**WHAT YOU SHOULD DO**
Select every line below containing the word "that".

**ENTRIES PROVIDED**
--- START ---

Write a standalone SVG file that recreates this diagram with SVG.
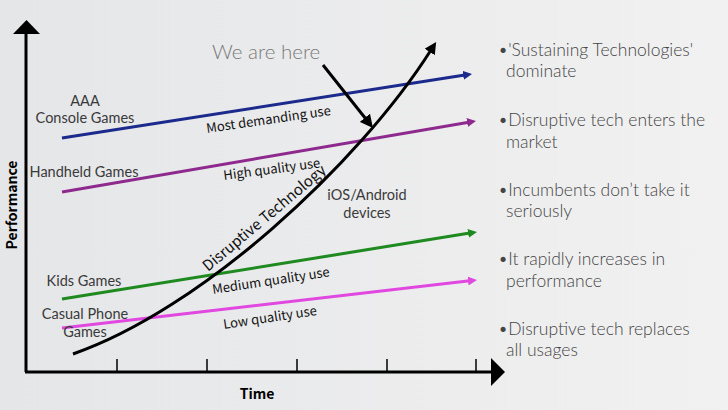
<svg xmlns="http://www.w3.org/2000/svg" width="728" height="410" viewBox="0 0 728 410">
  <defs>
    <linearGradient id="bg" x1="0" y1="0" x2="1" y2="0">
      <stop offset="0" stop-color="#e5e6e8"/>
      <stop offset="1" stop-color="#f1f1f1"/>
    </linearGradient>
    <marker id="mBlue" viewBox="0 0 10 10" markerUnits="userSpaceOnUse" markerWidth="9" markerHeight="9" refX="2" refY="5" orient="auto"><path d="M0,0 L10,5 L0,10 z" fill="#1b2a8c"/></marker>
    <marker id="mPurple" viewBox="0 0 10 10" markerUnits="userSpaceOnUse" markerWidth="9" markerHeight="9" refX="2" refY="5" orient="auto"><path d="M0,0 L10,5 L0,10 z" fill="#8e2a8e"/></marker>
    <marker id="mGreen" viewBox="0 0 10 10" markerUnits="userSpaceOnUse" markerWidth="9" markerHeight="9" refX="2" refY="5" orient="auto"><path d="M0,0 L10,5 L0,10 z" fill="#1f8a1f"/></marker>
    <marker id="mPink" viewBox="0 0 10 10" markerUnits="userSpaceOnUse" markerWidth="9" markerHeight="9" refX="2" refY="5" orient="auto"><path d="M0,0 L10,5 L0,10 z" fill="#e048e0"/></marker>
    <marker id="mBlack" viewBox="0 0 10 10" markerUnits="userSpaceOnUse" markerWidth="12" markerHeight="12" refX="2" refY="5" orient="auto"><path d="M0,0 L10,5 L0,10 z" fill="#000"/></marker>
    <marker id="mBlack2" viewBox="0 0 10 10" markerUnits="userSpaceOnUse" markerWidth="13" markerHeight="13" refX="2" refY="5" orient="auto"><path d="M0,0 L10,5 L0,10 z" fill="#000"/></marker>
  </defs>
  <style>
    .lbl { font-family: Lato, "Open Sans", "Liberation Sans", sans-serif; font-size: 14.5px; fill: #3a3a3a; }
    .use { font-family: "Noto Sans CJK JP", "Noto Sans", sans-serif; font-size: 13px; fill: #111; }
    .dis { font-family: "Noto Sans CJK JP", "Noto Sans", sans-serif; font-size: 15px; fill: #111; }
    .axl { font-family: "Noto Sans CJK JP", "Noto Sans", sans-serif; font-size: 14px; font-weight: bold; fill: #000; }
    .bul { font-family: Lato, "Open Sans", "Liberation Sans", sans-serif; font-weight: 300; font-size: 17.5px; fill: #454545; }
    .here { font-family: Lato, "Open Sans", "Liberation Sans", sans-serif; font-weight: 300; font-size: 20.5px; fill: #7a7a7a; }
    .ln { fill: none; stroke-width: 3; }
    .tick { stroke: #000; stroke-width: 1.5; }
  </style>
  <rect x="0" y="0" width="728" height="410" fill="url(#bg)"/>

  <g id="axes">
    <line x1="26" y1="372" x2="26" y2="33" stroke="#000" stroke-width="3"/>
    <polygon points="13,34 40,34 26.5,20" fill="#000"/>
    <line x1="25" y1="372" x2="492" y2="372" stroke="#000" stroke-width="3"/>
    <polygon points="491,358 505,372 491,386" fill="#000"/>
    <line class="tick" x1="117" y1="359" x2="117" y2="372"/>
    <line class="tick" x1="207" y1="359" x2="207" y2="372"/>
    <line class="tick" x1="297" y1="359" x2="297" y2="372"/>
    <line class="tick" x1="387" y1="359" x2="387" y2="372"/>
    <line class="tick" x1="476" y1="359" x2="476" y2="372"/>
    <text class="axl" x="257" y="399" text-anchor="middle">Time</text>
    <text class="axl" transform="translate(17,205) rotate(-90)" text-anchor="middle">Performance</text>
  </g>

  <g id="connectors">
    <line id="blue" class="ln" x1="62" y1="138" x2="464.9" y2="75.1" stroke="#1b2a8c" marker-end="url(#mBlue)"/>
    <line id="purple" class="ln" x1="62" y1="192" x2="468.9" y2="122.2" stroke="#8e2a8e" marker-end="url(#mPurple)"/>
    <line id="green" class="ln" x1="62" y1="299" x2="469.9" y2="233.1" stroke="#1f8a1f" marker-end="url(#mGreen)"/>
    <line id="pink" class="ln" x1="62" y1="328" x2="469.8" y2="280.8" stroke="#e048e0" marker-end="url(#mPink)"/>
    <path id="disruptive" class="ln" d="M73,354 C200,310 358,165 431,50" stroke="#000" marker-end="url(#mBlack)"/>
    <line id="hereArrow" class="ln" x1="323" y1="65" x2="366.5" y2="119.8" stroke="#000" marker-end="url(#mBlack2)"/>
  </g>

  <g id="labels">
    <text class="lbl" x="85" y="106" text-anchor="middle">AAA</text>
    <text class="lbl" x="85" y="123" text-anchor="middle">Console Games</text>
    <text class="lbl" x="84" y="177" text-anchor="middle">Handheld Games</text>
    <text class="lbl" x="84" y="286" text-anchor="middle">Kids Games</text>
    <text class="lbl" x="85" y="319" text-anchor="middle">Casual Phone</text>
    <text class="lbl" x="85" y="337" text-anchor="middle">Games</text>
    <text class="lbl" x="367" y="200" text-anchor="middle">iOS/Android</text>
    <text class="lbl" x="367" y="218" text-anchor="middle">devices</text>
    <text class="here" x="212" y="59">We are here</text>
  </g>

  <g id="useLabels">
    <text class="use" transform="translate(207,133) rotate(-8.3)">Most demanding use</text>
    <text class="use" transform="translate(224,180) rotate(-7.5)">High quality use</text>
    <text class="use" transform="translate(213,294) rotate(-8.6)">Medium quality use</text>
    <text class="use" transform="translate(224,329) rotate(-8.6)">Low quality use</text>
    <text class="dis" transform="translate(208,272) rotate(-40)">Disruptive Technology</text>
  </g>

  <g id="bullets">
    <text class="bul" x="498" y="56">•'Sustaining Technologies'</text>
    <text class="bul" x="506" y="77">dominate</text>
    <text class="bul" x="498" y="126">•Disruptive tech enters the</text>
    <text class="bul" x="506" y="148">market</text>
    <text class="bul" x="498" y="196">•Incumbents don’t take it</text>
    <text class="bul" x="506" y="217">seriously</text>
    <text class="bul" x="498" y="265">•It rapidly increases in</text>
    <text class="bul" x="506" y="287">performance</text>
    <text class="bul" x="498" y="335">•Disruptive tech replaces</text>
    <text class="bul" x="506" y="356">all usages</text>
  </g>
</svg>
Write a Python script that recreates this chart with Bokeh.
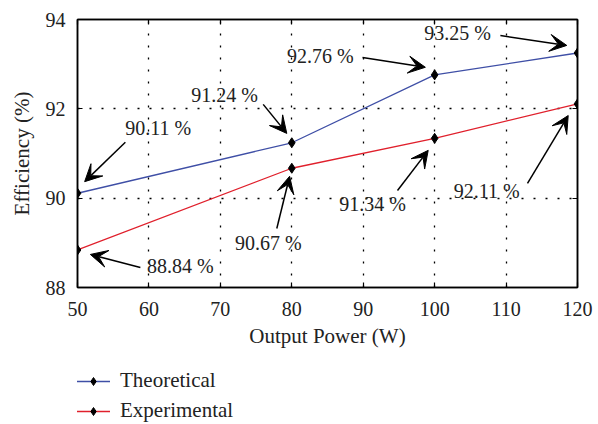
from bokeh.plotting import figure
from bokeh.layouts import column
from bokeh.models import (Range1d, LinearAxis, FixedTicker, Arrow, VeeHead, Legend,
                          LegendItem, ColumnDataSource)
from bokeh.embed import file_html
from bokeh.resources import INLINE
from bokeh.core.properties import value

# ---- data ----
power = [50, 80, 100, 120]
theoretical = [90.11, 91.24, 92.76, 93.25]
experimental = [88.84, 90.67, 91.34, 92.11]
x_ticks = [50, 60, 70, 80, 90, 100, 110, 120]
y_ticks = [88, 90, 92, 94]
series_names = ["Theoretical", "Experimental"]

# annotations (values, label position, arrow start, arrow end) in data units
ann_values = [90.11, 91.24, 92.76, 93.25, 88.84, 90.67, 91.34, 92.11]
ann_text_x = [61.3, 70.6, 84.0, 103.2, 64.4, 76.7, 91.3, 107.3]
ann_text_y = [91.58, 92.30, 93.19, 93.69, 88.49, 88.99, 89.88, 90.17]
arrow_x0 = [56.7, 76.0, 89.9, 109.2, 58.8, 77.9, 94.8, 113.0]
arrow_y0 = [91.25, 92.10, 93.15, 93.64, 88.45, 89.32, 90.17, 90.33]
arrow_x1 = [51.0, 79.3, 98.7, 118.5, 51.8, 79.7, 99.1, 118.7]
arrow_y1 = [90.37, 91.45, 92.93, 93.42, 88.74, 90.49, 91.07, 91.85]

FONT = "Liberation Serif"
TXT = "#222222"
BLUE = "#3f4fa6"
RED = "#e0202c"

p = figure(width=596, height=352, output_backend="svg", toolbar_location=None,
           x_range=Range1d(50, 120), y_range=Range1d(88, 94),
           min_border_left=77, min_border_right=19, min_border_top=19,
           min_border_bottom=65)
p.background_fill_color = "white"
p.border_fill_color = "white"
p.outline_line_color = "black"
p.outline_line_width = 1.5
p.outline_line_alpha = 1

for ax in (p.xaxis[0], p.yaxis[0]):
    ax.axis_line_width = 1.5
    ax.axis_line_color = "black"
    ax.major_tick_in = 5
    ax.major_tick_out = 0
    ax.major_tick_line_width = 1.2
    ax.minor_tick_line_color = None
    ax.major_label_text_font = FONT
    ax.major_label_text_font_size = "20px"
    ax.major_label_text_color = TXT
    ax.axis_label_text_font = FONT
    ax.axis_label_text_font_size = "21px"
    ax.axis_label_text_font_style = "normal"
    ax.axis_label_text_color = TXT

p.xaxis[0].ticker = FixedTicker(ticks=x_ticks)
p.yaxis[0].ticker = FixedTicker(ticks=y_ticks)
p.xaxis[0].axis_label = "Output Power (W)"
p.yaxis[0].axis_label = "Efficiency (%)"
p.xaxis[0].major_label_standoff = 14
p.xaxis[0].axis_label_standoff = 5
p.yaxis[0].major_label_standoff = 12
p.yaxis[0].axis_label_standoff = 9

# mirrored ticks on top and right (no labels)
for loc, ticks in (("above", x_ticks), ("right", y_ticks)):
    ax = LinearAxis(ticker=FixedTicker(ticks=ticks), major_tick_in=5, major_tick_out=0,
                    minor_tick_line_color=None, major_label_text_color=None,
                    major_label_text_font_size="6px", axis_line_width=1.5,
                    major_tick_line_width=1.2, major_label_standoff=0)
    p.add_layout(ax, loc)

for g in (p.xgrid[0], p.ygrid[0]):
    g.grid_line_color = "black"
    g.grid_line_width = 1.3
    g.grid_line_dash = "2 10"
p.xgrid[0].ticker = FixedTicker(ticks=x_ticks[1:-1])
p.ygrid[0].ticker = FixedTicker(ticks=y_ticks[1:-1])

p.line(power, theoretical, line_color=BLUE, line_width=1.3)
p.scatter(power, theoretical, marker="diamond", size=10, fill_color="black", line_color="black")
p.line(power, experimental, line_color=RED, line_width=1.3)
p.scatter(power, experimental, marker="diamond", size=10, fill_color="black", line_color="black")

arrows = ColumnDataSource(dict(x0=arrow_x0, y0=arrow_y0, x1=arrow_x1, y1=arrow_y1))
p.add_layout(Arrow(source=arrows, x_start="x0", y_start="y0", x_end="x1", y_end="y1",
                   line_color="black", line_width=1.5,
                   end=VeeHead(size=17, fill_color="black", line_color="black", line_width=1)))

labels = ColumnDataSource(dict(x=ann_text_x, y=ann_text_y,
                               t=[f"{v:.2f} %" for v in ann_values]))
p.text(x="x", y="y", text="t", source=labels, text_font=value(FONT),
       text_font_size="20px", text_align="center", text_baseline="middle",
       text_color=TXT)

# ---- legend below the chart (separate strip, frame aligned with the chart) ----
q = figure(width=596, height=70, output_backend="svg", toolbar_location=None,
           x_range=Range1d(0, 1), y_range=Range1d(0, 1),
           min_border_left=0, min_border_right=0, min_border_top=0, min_border_bottom=0)
q.axis.visible = False
q.grid.visible = False
q.outline_line_color = None
q.background_fill_color = "white"
q.border_fill_color = "white"
items = []
for name, col in zip(series_names, (BLUE, RED)):
    # proxy glyphs placed outside the visible range, only used for the legend
    lr = q.line([5, 6], [5, 6], line_color=col, line_width=1.3)
    sr = q.scatter([5], [5], marker="diamond", size=10, fill_color="black", line_color="black")
    items.append(LegendItem(label=name, renderers=[lr, sr]))
legend = Legend(items=items, location=(-1, -1), orientation="vertical",
                glyph_width=34, glyph_height=20, label_height=20, spacing=5,
                padding=0, margin=0, label_standoff=10,
                label_text_font=FONT, label_text_font_size="21px",
                label_text_color=TXT,
                border_line_color=None, background_fill_alpha=0)
q.add_layout(legend, "center")

layout = column(p, q, spacing=0)
open("out.html", "w").write(file_html(layout, INLINE))
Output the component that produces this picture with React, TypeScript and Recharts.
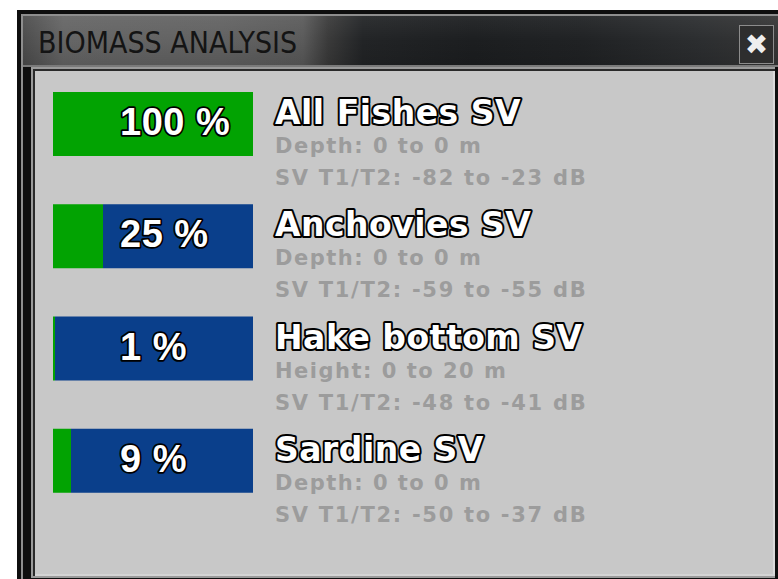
import React from "react";
import { BarChart, Bar, XAxis, YAxis, LabelList } from "recharts";

const names = ["All Fishes SV", "Anchovies SV", "Hake bottom SV", "Sardine SV"];
const percents = [100, 25, 1, 9];
const rangeLines = ["Depth: 0 to 0 m", "Depth: 0 to 0 m", "Height: 0 to 20 m", "Depth: 0 to 0 m"];
const svLines = [
  "SV T1/T2: -82 to -23 dB",
  "SV T1/T2: -59 to -55 dB",
  "SV T1/T2: -48 to -41 dB",
  "SV T1/T2: -50 to -37 dB",
];

const data = names.map((n, i) => ({
  name: n,
  pct: percents[i],
  rest: 100 - percents[i],
  range: rangeLines[i],
  sv: svLines[i],
}));

const GREEN = "#02a302";
const BLUE = "#0a3f8b";

const RowLabel = (props: any) => {
  const { x, y, index } = props;
  const d = data[index];
  if (!d) return null;
  const nx = x + 222;
  return (
    <g>
      <text
        x={x + 67}
        y={y + 43}
        fill="#ffffff"
        stroke="#000000"
        strokeWidth={3.5}
        strokeLinejoin="round"
        paintOrder="stroke"
        fontFamily="'Liberation Sans', Arial, sans-serif"
        fontWeight="bold"
        fontSize={38}
        letterSpacing={0.5}
      >
        {`${d.pct} %`}
      </text>
      <text
        x={nx}
        y={y + 32}
        fill="#ffffff"
        stroke="#000000"
        strokeWidth={4}
        strokeLinejoin="round"
        paintOrder="stroke"
        fontFamily="'DejaVu Sans', sans-serif"
        fontWeight="bold"
        fontSize={33}
        letterSpacing={0.5}
      >
        {d.name}
      </text>
      <text
        x={nx}
        y={y + 61}
        fill="#9c9c9c"
        fontFamily="'DejaVu Sans', sans-serif"
        fontWeight="bold"
        fontSize={21}
        letterSpacing={1.5}
      >
        {d.range}
      </text>
      <text
        x={nx}
        y={y + 93}
        fill="#9c9c9c"
        fontFamily="'DejaVu Sans', sans-serif"
        fontWeight="bold"
        fontSize={21}
        letterSpacing={1.7}
      >
        {d.sv}
      </text>
    </g>
  );
};

const box = (l: number, t: number, w: number, h: number, bg: string): React.CSSProperties => ({
  position: "absolute",
  left: l,
  top: t,
  width: w,
  height: h,
  background: bg,
});

export default function App() {
  return (
    <div
      style={{
        position: "absolute",
        left: 0,
        top: 0,
        width: 778,
        height: 579,
        background: "#ffffff",
        overflow: "hidden",
      }}
    >
      {/* window frame */}
      <div style={box(17, 10, 761, 569, "#0e0e0e")} />
      <div style={box(21, 14, 757, 2, "#8e8e8e")} />
      <div style={box(21, 14, 2, 565, "#8e8e8e")} />
      <div
        style={{
          ...box(23, 16, 755, 50, ""),
          background:
            "linear-gradient(90deg, #4c4c4c 0px, #656565 40px, #626262 200px, #5a5a5a 280px, #3a3a3a 305px, #222426 340px, #1c1e20 450px, #202224 560px, #2c2e30 680px, #363636 755px)",
        }}
      />
      <div
        style={{
          ...box(23, 16, 755, 50, ""),
          background: "linear-gradient(180deg, rgba(255,255,255,0.06) 0px, rgba(0,0,0,0) 25px, rgba(0,0,0,0.12) 50px)",
        }}
      />
      <div style={box(23, 65, 755, 2, "#7a7a7a")} />
      <div
        style={{
          position: "absolute",
          left: 38,
          top: 24,
          fontFamily: "'DejaVu Sans Condensed', 'Liberation Sans Narrow', 'Liberation Sans', sans-serif",
          fontSize: 30,
          color: "#141414",
          lineHeight: "38px",
          whiteSpace: "nowrap",
        }}
      >
        BIOMASS ANALYSIS
      </div>
      {/* close button */}
      <div
        style={{
          position: "absolute",
          left: 739,
          top: 25,
          width: 33,
          height: 37,
          border: "1px solid #8c8c8c",
          background: "#2e2e2e",
          color: "#eeeeee",
          fontFamily: "'DejaVu Sans', sans-serif",
          fontWeight: "bold",
          fontSize: 28,
          lineHeight: "37px",
          textAlign: "center",
        }}
      >
        ✖
      </div>
      {/* content panel */}
      <div style={box(31, 67, 744, 511, "#9a9a9a")} />
      <div style={box(33, 69, 742, 507, "#2a2a2a")} />
      <div style={box(35, 71, 738, 504, "#c8c8c8")} />
      <div style={box(773, 71, 2, 504, "#dadada")} />
      <div style={box(35, 574, 740, 2, "#d4d4d4")} />
      <div style={{ position: "absolute", left: 0, top: 0 }}>
        <BarChart
          width={778}
          height={579}
          data={data}
          layout="vertical"
          margin={{ top: 68, right: 525, bottom: 62, left: 53 }}
        >
          <XAxis type="number" domain={[0, 100]} hide />
          <YAxis type="category" dataKey="name" hide />
          <Bar dataKey="pct" stackId="a" fill={GREEN} barSize={64} isAnimationActive={false}>
            <LabelList dataKey="pct" content={RowLabel} />
          </Bar>
          <Bar dataKey="rest" stackId="a" fill={BLUE} barSize={64} isAnimationActive={false} />
        </BarChart>
      </div>
    </div>
  );
}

--- END ---

**WRITTEN ANSWER**
Write a standalone SVG file that recreates this diagram with SVG.
Write a Python script that recreates this chart with Bokeh.
Output the component that produces this picture with React, TypeScript and Recharts.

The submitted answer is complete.